**Aim of the task:** Take the material below and retype it in full; pictures are left out.

**Recorded information:**

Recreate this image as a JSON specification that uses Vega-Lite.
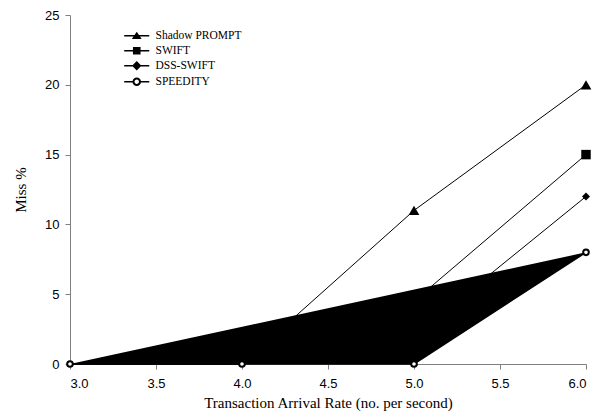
{
  "$schema": "https://vega.github.io/schema/vega-lite/v6.json",
  "width": 516,
  "height": 349,
  "autosize": "none",
  "padding": {"left": 70, "top": 15, "right": 16, "bottom": 48},
  "background": "white",
  "config": {
    "view": {"stroke": null},
    "axis": {
      "grid": false,
      "domainColor": "#808080",
      "tickColor": "#808080",
      "tickSize": 5,
      "labelFont": "Liberation Sans",
      "labelFontSize": 13,
      "labelFontWeight": "normal",
      "labelColor": "black",
      "titleFont": "Liberation Serif",
      "titleFontSize": 15,
      "titleFontWeight": "normal",
      "titleColor": "black"
    }
  },
  "data": {
    "values": [
      {"series": "Shadow PROMPT", "x": 3, "y": 0},
      {"series": "Shadow PROMPT", "x": 4, "y": 0},
      {"series": "Shadow PROMPT", "x": 5, "y": 11},
      {"series": "Shadow PROMPT", "x": 6, "y": 20},
      {"series": "SWIFT", "x": 3, "y": 0},
      {"series": "SWIFT", "x": 4, "y": 0},
      {"series": "SWIFT", "x": 5, "y": 4.5},
      {"series": "SWIFT", "x": 6, "y": 15},
      {"series": "DSS-SWIFT", "x": 3, "y": 0},
      {"series": "DSS-SWIFT", "x": 4, "y": 0},
      {"series": "DSS-SWIFT", "x": 5, "y": 2},
      {"series": "DSS-SWIFT", "x": 6, "y": 12},
      {"series": "SPEEDITY", "x": 3, "y": 0},
      {"series": "SPEEDITY", "x": 4, "y": 0},
      {"series": "SPEEDITY", "x": 5, "y": 0},
      {"series": "SPEEDITY", "x": 6, "y": 8}
    ]
  },
  "encoding": {
    "x": {
      "field": "x", "type": "quantitative",
      "scale": {"domain": [3, 6], "nice": false, "zero": false},
      "axis": {"values": [3, 3.5, 4, 4.5, 5, 5.5, 6], "format": ".1f", "title": "Transaction Arrival Rate (no. per second)", "titlePadding": 5, "labelPadding": 8}
    },
    "y": {
      "field": "y", "type": "quantitative",
      "scale": {"domain": [0, 25], "nice": false},
      "axis": {"values": [0, 5, 10, 15, 20, 25], "title": "Miss %", "titlePadding": 16, "labelPadding": 6}
    }
  },
  "layer": [
    {
      "transform": [{"filter": "datum.series !== 'SPEEDITY'"}],
      "mark": {"type": "line", "color": "black", "strokeWidth": 1},
      "encoding": {"detail": {"field": "series"}}
    },
    {
      "transform": [{"filter": "datum.series !== 'SPEEDITY' && datum.x >= 5"}],
      "mark": {"type": "point", "filled": true, "color": "black", "opacity": 1},
      "encoding": {
        "shape": {
          "field": "series", "type": "nominal",
          "scale": {"domain": ["Shadow PROMPT", "SWIFT", "DSS-SWIFT"], "range": ["triangle-up", "square", "diamond"]},
          "legend": null
        },
        "size": {
          "field": "series", "type": "nominal",
          "scale": {"domain": ["Shadow PROMPT", "SWIFT", "DSS-SWIFT"], "range": [115, 64, 140]},
          "legend": null
        }
      }
    },
    {
      "transform": [{"filter": "datum.series === 'SPEEDITY'"}],
      "mark": {"type": "line", "stroke": "black", "fill": "black", "strokeWidth": 1.5}
    },
    {
      "transform": [{"filter": "datum.series === 'SPEEDITY'"}],
      "mark": {"type": "point", "shape": "circle", "filled": true, "fill": "white", "stroke": "black", "strokeWidth": 2, "size": 32, "opacity": 1}
    },
    {
      "mark": {"type": "point", "filled": true, "color": "black", "opacity": 0},
      "encoding": {
        "shape": {
          "field": "series", "type": "nominal",
          "scale": {
            "domain": ["Shadow PROMPT", "SWIFT", "DSS-SWIFT", "SPEEDITY"],
            "range": [
              "M-2.8,-0.19L2.8,-0.19L2.8,0.19L-2.8,0.19ZM0,-0.9L1.1,0.75L-1.1,0.75Z",
              "M-2.8,-0.19L2.8,-0.19L2.8,0.19L-2.8,0.19ZM-0.85,-0.85L0.85,-0.85L0.85,0.85L-0.85,0.85Z",
              "M-2.8,-0.19L2.8,-0.19L2.8,0.19L-2.8,0.19ZM0,-1.05L1.05,0L0,1.05L-1.05,0Z",
              "M-2.8,-0.19L-0.85,-0.19L-0.85,0.19L-2.8,0.19ZM0.85,-0.19L2.8,-0.19L2.8,0.19L0.85,0.19ZM0.95,0A0.95,0.95 0 1 1 -0.95,0A0.95,0.95 0 1 1 0.95,0ZM0.5,0A0.5,0.5 0 1 0 -0.5,0A0.5,0.5 0 1 0 0.5,0Z"
            ]
          },
          "legend": {
            "title": null,
            "orient": "none",
            "legendX": 61,
            "legendY": 15,
            "symbolSize": 80,
            "labelFont": "Liberation Serif",
            "labelFontSize": 11.5,
            "labelColor": "black",
            "labelOffset": 13,
            "rowPadding": 0
          }
        }
      }
    }
  ],
  "resolve": {"scale": {"shape": "independent", "size": "independent"}, "legend": {"shape": "independent", "size": "independent"}}
}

**Problem solution:**
Recreate this image as a JSON specification that uses Vega-Lite.
{
  "$schema": "https://vega.github.io/schema/vega-lite/v6.json",
  "width": 516,
  "height": 349,
  "autosize": "none",
  "padding": {"left": 70, "top": 15, "right": 16, "bottom": 48},
  "background": "white",
  "config": {
    "view": {"stroke": null},
    "axis": {
      "grid": false,
      "domainColor": "#808080",
      "tickColor": "#808080",
      "tickSize": 5,
      "labelFont": "Liberation Sans",
      "labelFontSize": 13,
      "labelFontWeight": "normal",
      "labelColor": "black",
      "titleFont": "Liberation Serif",
      "titleFontSize": 15,
      "titleFontWeight": "normal",
      "titleColor": "black"
    }
  },
  "data": {
    "values": [
      {"series": "Shadow PROMPT", "x": 3, "y": 0},
      {"series": "Shadow PROMPT", "x": 4, "y": 0},
      {"series": "Shadow PROMPT", "x": 5, "y": 11},
      {"series": "Shadow PROMPT", "x": 6, "y": 20},
      {"series": "SWIFT", "x": 3, "y": 0},
      {"series": "SWIFT", "x": 4, "y": 0},
      {"series": "SWIFT", "x": 5, "y": 4.5},
      {"series": "SWIFT", "x": 6, "y": 15},
      {"series": "DSS-SWIFT", "x": 3, "y": 0},
      {"series": "DSS-SWIFT", "x": 4, "y": 0},
      {"series": "DSS-SWIFT", "x": 5, "y": 2},
      {"series": "DSS-SWIFT", "x": 6, "y": 12},
      {"series": "SPEEDITY", "x": 3, "y": 0},
      {"series": "SPEEDITY", "x": 4, "y": 0},
      {"series": "SPEEDITY", "x": 5, "y": 0},
      {"series": "SPEEDITY", "x": 6, "y": 8}
    ]
  },
  "encoding": {
    "x": {
      "field": "x", "type": "quantitative",
      "scale": {"domain": [3, 6], "nice": false, "zero": false},
      "axis": {"values": [3, 3.5, 4, 4.5, 5, 5.5, 6], "format": ".1f", "title": "Transaction Arrival Rate (no. per second)", "titlePadding": 5, "labelPadding": 8}
    },
    "y": {
      "field": "y", "type": "quantitative",
      "scale": {"domain": [0, 25], "nice": false},
      "axis": {"values": [0, 5, 10, 15, 20, 25], "title": "Miss %", "titlePadding": 16, "labelPadding": 6}
    }
  },
  "layer": [
    {
      "transform": [{"filter": "datum.series !== 'SPEEDITY'"}],
      "mark": {"type": "line", "color": "black", "strokeWidth": 1},
      "encoding": {"detail": {"field": "series"}}
    },
    {
      "transform": [{"filter": "datum.series !== 'SPEEDITY' && datum.x >= 5"}],
      "mark": {"type": "point", "filled": true, "color": "black", "opacity": 1},
      "encoding": {
        "shape": {
          "field": "series", "type": "nominal",
          "scale": {"domain": ["Shadow PROMPT", "SWIFT", "DSS-SWIFT"], "range": ["triangle-up", "square", "diamond"]},
          "legend": null
        },
        "size": {
          "field": "series", "type": "nominal",
          "scale": {"domain": ["Shadow PROMPT", "SWIFT", "DSS-SWIFT"], "range": [115, 64, 140]},
          "legend": null
        }
      }
    },
    {
      "transform": [{"filter": "datum.series === 'SPEEDITY'"}],
      "mark": {"type": "line", "stroke": "black", "fill": "black", "strokeWidth": 1.5}
    },
    {
      "transform": [{"filter": "datum.series === 'SPEEDITY'"}],
      "mark": {"type": "point", "shape": "circle", "filled": true, "fill": "white", "stroke": "black", "strokeWidth": 2, "size": 32, "opacity": 1}
    },
    {
      "mark": {"type": "point", "filled": true, "color": "black", "opacity": 0},
      "encoding": {
        "shape": {
          "field": "series", "type": "nominal",
          "scale": {
            "domain": ["Shadow PROMPT", "SWIFT", "DSS-SWIFT", "SPEEDITY"],
            "range": [
              "M-2.8,-0.19L2.8,-0.19L2.8,0.19L-2.8,0.19ZM0,-0.9L1.1,0.75L-1.1,0.75Z",
              "M-2.8,-0.19L2.8,-0.19L2.8,0.19L-2.8,0.19ZM-0.85,-0.85L0.85,-0.85L0.85,0.85L-0.85,0.85Z",
              "M-2.8,-0.19L2.8,-0.19L2.8,0.19L-2.8,0.19ZM0,-1.05L1.05,0L0,1.05L-1.05,0Z",
              "M-2.8,-0.19L-0.85,-0.19L-0.85,0.19L-2.8,0.19ZM0.85,-0.19L2.8,-0.19L2.8,0.19L0.85,0.19ZM0.95,0A0.95,0.95 0 1 1 -0.95,0A0.95,0.95 0 1 1 0.95,0ZM0.5,0A0.5,0.5 0 1 0 -0.5,0A0.5,0.5 0 1 0 0.5,0Z"
            ]
          },
          "legend": {
            "title": null,
            "orient": "none",
            "legendX": 61,
            "legendY": 15,
            "symbolSize": 80,
            "labelFont": "Liberation Serif",
            "labelFontSize": 11.5,
            "labelColor": "black",
            "labelOffset": 13,
            "rowPadding": 0
          }
        }
      }
    }
  ],
  "resolve": {"scale": {"shape": "independent", "size": "independent"}, "legend": {"shape": "independent", "size": "independent"}}
}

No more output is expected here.